Directive:
Take each line that has the word "Apache" and return it.

Collection entries:

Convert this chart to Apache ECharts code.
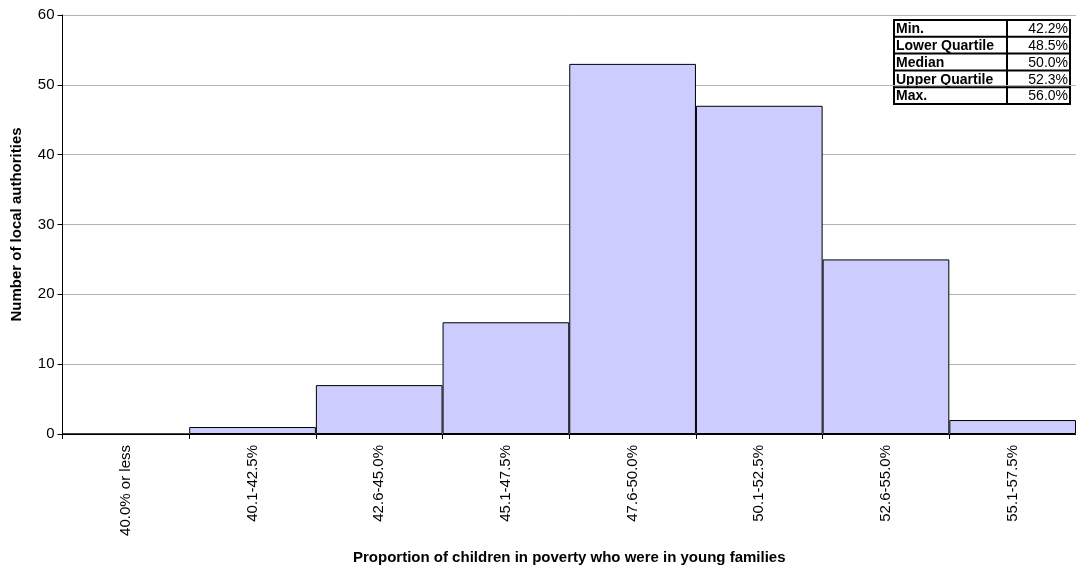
<!DOCTYPE html>
<html>
<head>
<meta charset="utf-8">
<script src="https://cdn.jsdelivr.net/npm/echarts@6/dist/echarts.min.js"></script>
<style>
  html, body { margin: 0; padding: 0; background: #fff; }
  #chart { width: 1076px; height: 570px; }
</style>
</head>
<body>
<div id="chart"></div>
<script>
var categories = ['40.0% or less', '40.1-42.5%', '42.6-45.0%', '45.1-47.5%', '47.6-50.0%', '50.1-52.5%', '52.6-55.0%', '55.1-57.5%'];
var counts = [0, 1, 7, 16, 53, 47, 25, 2];
var statLabels = ['Min.', 'Lower Quartile', 'Median', 'Upper Quartile', 'Max.'];
var statValues = ['42.2%', '48.5%', '50.0%', '52.3%', '56.0%'];

var font = 'Arial, "Liberation Sans", sans-serif';

// summary table in the top right corner
var tableX = 894, tableY = 20, colW = 113, valW = 63, rowH = 16.8;
var tableEls = [];
tableEls.push({
  type: 'rect',
  shape: { x: tableX, y: tableY, width: colW + valW, height: rowH * statLabels.length },
  style: { fill: '#fff', stroke: '#000', lineWidth: 2 }
});
for (var i = 0; i < statLabels.length; i++) {
  var y = tableY + i * rowH;
  if (i > 0) {
    tableEls.push({
      type: 'line',
      shape: { x1: tableX, y1: y, x2: tableX + colW + valW, y2: y },
      style: { stroke: '#000', lineWidth: 2 }
    });
  }
  tableEls.push({
    type: 'text',
    style: { x: tableX + 2, y: y + rowH / 2 + 1, text: statLabels[i], font: 'bold 14px ' + font, fill: '#000', verticalAlign: 'middle', align: 'left' }
  });
  tableEls.push({
    type: 'text',
    style: { x: tableX + colW + valW - 2, y: y + rowH / 2 + 1, text: statValues[i], font: '14px ' + font, fill: '#000', verticalAlign: 'middle', align: 'right' }
  });
}
tableEls.push({
  type: 'line',
  shape: { x1: tableX + colW, y1: tableY, x2: tableX + colW, y2: tableY + rowH * statLabels.length },
  style: { stroke: '#000', lineWidth: 2 }
});

var chart = echarts.init(document.getElementById('chart'), null, { renderer: 'canvas' });
chart.setOption({
  animation: false,
  textStyle: { fontFamily: font },
  grid: { left: 62.5, right: -4, top: 15, bottom: 134 },
  xAxis: {
    type: 'category',
    data: categories,
    name: 'Proportion of children in poverty who were in young families',
    nameLocation: 'middle',
    nameGap: 116,
    nameTextStyle: { fontWeight: 'bold', fontSize: 15, color: '#000', fontFamily: font },
    axisLine: { lineStyle: { color: '#000', width: 1 } },
    axisTick: { show: true, length: 5, lineStyle: { color: '#000' } },
    axisLabel: { rotate: 90, fontSize: 15, color: '#000', margin: 11, fontFamily: font, interval: 0 },
    splitLine: { show: false }
  },
  yAxis: {
    type: 'value',
    min: 0,
    max: 60,
    interval: 10,
    name: 'Number of local authorities',
    nameLocation: 'middle',
    nameGap: 38,
    nameTextStyle: { fontWeight: 'bold', fontSize: 15, color: '#000', fontFamily: font },
    axisLine: { show: true, lineStyle: { color: '#000', width: 1 } },
    axisTick: { show: true, length: 5, lineStyle: { color: '#000' } },
    axisLabel: { fontSize: 15, color: '#000', margin: 8, fontFamily: font },
    splitLine: { lineStyle: { color: '#b4b4b4', width: 1 } }
  },
  series: [{
    type: 'bar',
    data: counts,
    barCategoryGap: '0%',
    itemStyle: { color: '#ccccff', borderColor: '#000', borderWidth: 1 }
  }],
  graphic: tableEls
});
</script>
</body>
</html>
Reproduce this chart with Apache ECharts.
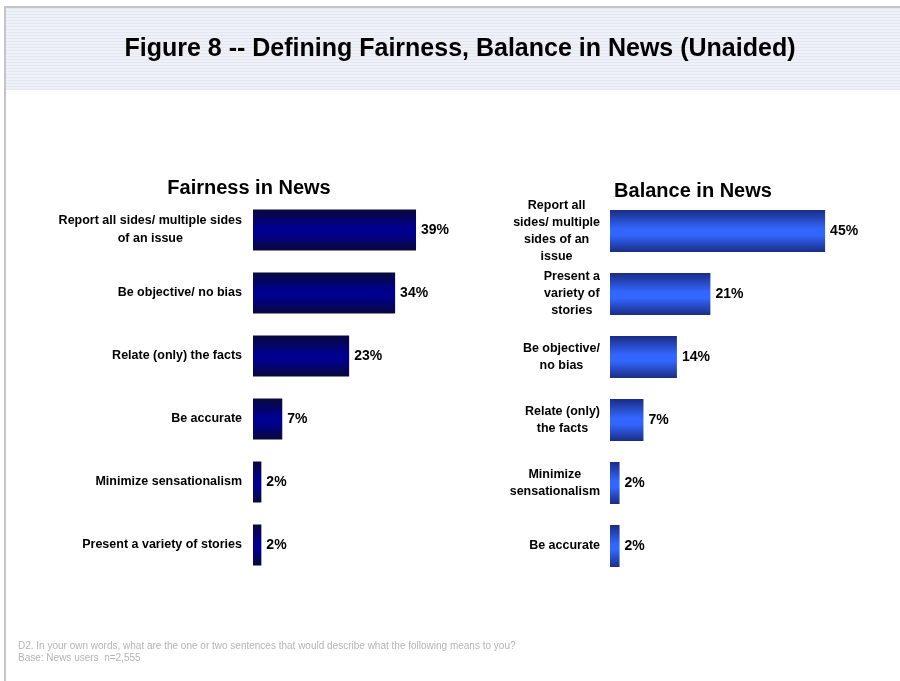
<!DOCTYPE html>
<html>
<head>
<meta charset="utf-8">
<script src="https://cdn.jsdelivr.net/npm/echarts@6/dist/echarts.min.js"></script>
<style>
  html, body { margin: 0; padding: 0; background: #ffffff; }
  #chart { width: 900px; height: 681px; }
</style>
</head>
<body>
<div id="chart"></div>
<script>
// Survey answers: what "fairness" and "balance" in news mean to users
const fairnessCategories = [
  'Report all sides/ multiple sides\nof an issue',
  'Be objective/ no bias',
  'Relate (only) the facts',
  'Be accurate',
  'Minimize sensationalism',
  'Present a variety of stories'
];
const fairnessValues = [39, 34, 23, 7, 2, 2];

const balanceCategories = [
  'Report all\nsides/ multiple\nsides of an\nissue',
  'Present a\nvariety of\nstories',
  'Be objective/\nno bias',
  'Relate (only)\nthe facts',
  'Minimize\nsensationalism',
  'Be accurate'
];
const balanceValues = [45, 21, 14, 7, 2, 2];

const FONT = '"Liberation Sans", Arial, Helvetica, sans-serif';

// horizontal pin-stripe pattern for the header band
function stripePattern() {
  const c = document.createElement('canvas');
  c.width = 4; c.height = 3;
  const g = c.getContext('2d');
  g.fillStyle = '#eef1f7';
  g.fillRect(0, 0, 4, 3);
  g.fillStyle = '#e3e7ef';
  g.fillRect(0, 2, 4, 1);
  return c;
}

function barGradient(edge, mid) {
  return new echarts.graphic.LinearGradient(0, 0, 0, 1, [
    { offset: 0, color: edge },
    { offset: 0.45, color: mid },
    { offset: 0.6, color: mid },
    { offset: 1, color: edge }
  ]);
}

// each wrapped line is centred inside the label block
function centredLines(text) {
  return text.split('\n').map(l => '{c|' + l + '}').join('\n');
}

function labelRich(lineHeight) {
  return {
    c: { align: 'center', fontFamily: FONT, fontWeight: 'bold', fontSize: 12.5, color: '#000', lineHeight: lineHeight }
  };
}

const valueLabel = {
  show: true, position: 'right', distance: 5, formatter: '{c}%',
  fontFamily: FONT, fontWeight: 'bold', fontSize: 14, color: '#000'
};

const chart = echarts.init(document.getElementById('chart'), null, { renderer: 'canvas' });

chart.setOption({
  animation: false,
  backgroundColor: '#ffffff',
  title: [
    {
      text: 'Figure 8 -- Defining Fairness, Balance in News (Unaided)',
      left: 455, top: 32, textAlign: 'center',
      textStyle: { fontFamily: FONT, fontWeight: 'bold', fontSize: 25, color: '#000' }
    },
    {
      text: 'Fairness in News',
      left: 244, top: 173, textAlign: 'center',
      textStyle: { fontFamily: FONT, fontWeight: 'bold', fontSize: 20, color: '#000' }
    },
    {
      text: 'Balance in News',
      left: 688, top: 176, textAlign: 'center',
      textStyle: { fontFamily: FONT, fontWeight: 'bold', fontSize: 20, color: '#000' }
    }
  ],
  graphic: [
    { type: 'rect', z: -10, shape: { x: 5, y: 8, width: 895, height: 82 },
      style: { fill: { image: stripePattern(), repeat: 'repeat' } } },
    { type: 'rect', z: -9, shape: { x: 5, y: 6, width: 895, height: 2 }, style: { fill: '#c4c4c4' } },
    { type: 'rect', z: -9, shape: { x: 4, y: 6, width: 2, height: 675 }, style: { fill: '#c4c4c4' } },
    { type: 'text', left: 18, top: 640,
      style: { text: 'D2. In your own words, what are the one or two sentences that would describe what the following means to you?\nBase: News users  n=2,555',
        fontFamily: FONT, fontSize: 10, lineHeight: 12, fill: '#b4b4b4' } }
  ],
  grid: [
    { left: 253, top: 198.5, width: 167.2, height: 378 },
    { left: 610, top: 199.5, width: 239, height: 378 }
  ],
  xAxis: [
    { gridIndex: 0, type: 'value', min: 0, max: 40, show: false },
    { gridIndex: 1, type: 'value', min: 0, max: 50, show: false }
  ],
  yAxis: [
    { gridIndex: 0, type: 'category', data: fairnessCategories, inverse: true,
      axisLine: { show: false }, axisTick: { show: false },
      axisLabel: { margin: 11, formatter: centredLines, rich: labelRich(18), interval: 0 } },
    { gridIndex: 1, type: 'category', data: balanceCategories, inverse: true,
      axisLine: { show: false }, axisTick: { show: false },
      axisLabel: { margin: 10, formatter: centredLines, rich: labelRich(17), interval: 0 } }
  ],
  series: [
    {
      type: 'bar', xAxisIndex: 0, yAxisIndex: 0, data: fairnessValues, barWidth: 41,
      itemStyle: { color: barGradient('#08083a', '#000090') },
      label: valueLabel
    },
    {
      type: 'bar', xAxisIndex: 1, yAxisIndex: 1, data: balanceValues, barWidth: 42,
      itemStyle: { color: barGradient('#1a2d84', '#3366ff') },
      label: valueLabel
    }
  ]
});
</script>
</body>
</html>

Solved problem:
Convert this chart to Apache ECharts code.
Reproduce this chart with Apache ECharts.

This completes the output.